The Julian calendar would serve as the accepted calendar throughout the West over the next millennia. As precise as it was, no one realized that the Julian year was 11 minutes longer than the actual solar year. Over the course of that millennia, the calendar slowly crept out of sync with the solar cycle. It was not until the 16th century, with greater scientific knowledge and more precise timekeeping instruments, did people realize that the year was nearly ten days out of whack. This spurred Pope Gregory XIII to make adjustments to the Julian calendar in 1582.

He decreed that in 1582, the calendar would skip those ten days and go from October 4th to October 15th. To prevent such a slippage again, it was determined that three leap years would be eliminated every 400 years. A leap day would not be used for years ending in hundreds unless they were divisible by 400. (This happened in the year 2000.) The Gregorian calendar is the calendar we utilize today. England, which hated anything related to the papacy, resisted adopting the new calendar until 1752. That's why if you do genealogy, you often find two dates.

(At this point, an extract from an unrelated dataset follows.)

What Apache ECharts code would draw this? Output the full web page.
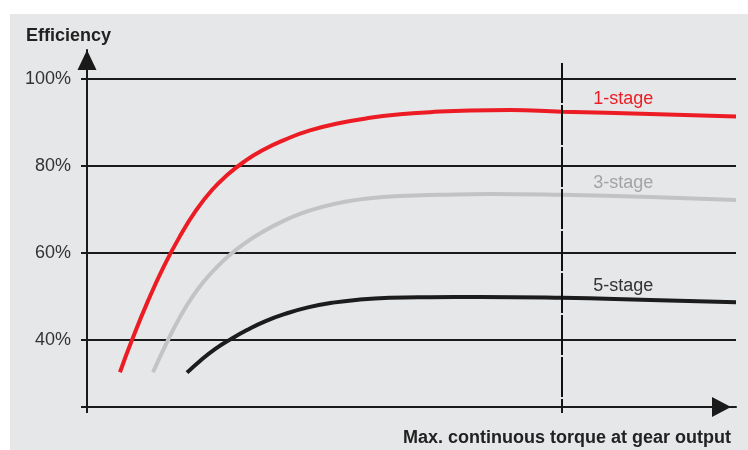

Segment of Chinese calendar, British Museum

The Gregorian calendar has been adopted as the standard civil calendar throughout the world. There are many cultures though - Jewish, Islamic, Asian - that still utilize ancient lunar calendars for religious purposes. Yet as precise as the Gregorian calendar seems to be and how adequately it reconciles the cycles of the moon and the sun, our fascination with time has not ended. Albert Einstein showed us how time is relative and how time is woven into the fabric of space. The Atomic Age has gifted us with more precise timekeeping devices. We haven't been able to travel back in time, but scientists are working to understand how time operates at the subatomic level. In the quantum realm, scientists have conducted experiments that they believe show time moving backward.


Which I suppose leaves us with Saint Augustine's quandary. What is time? I feel as if I know what it is, but I can't really explain it. Which is an interesting dilemma for a historian where time is at the heart of our profession.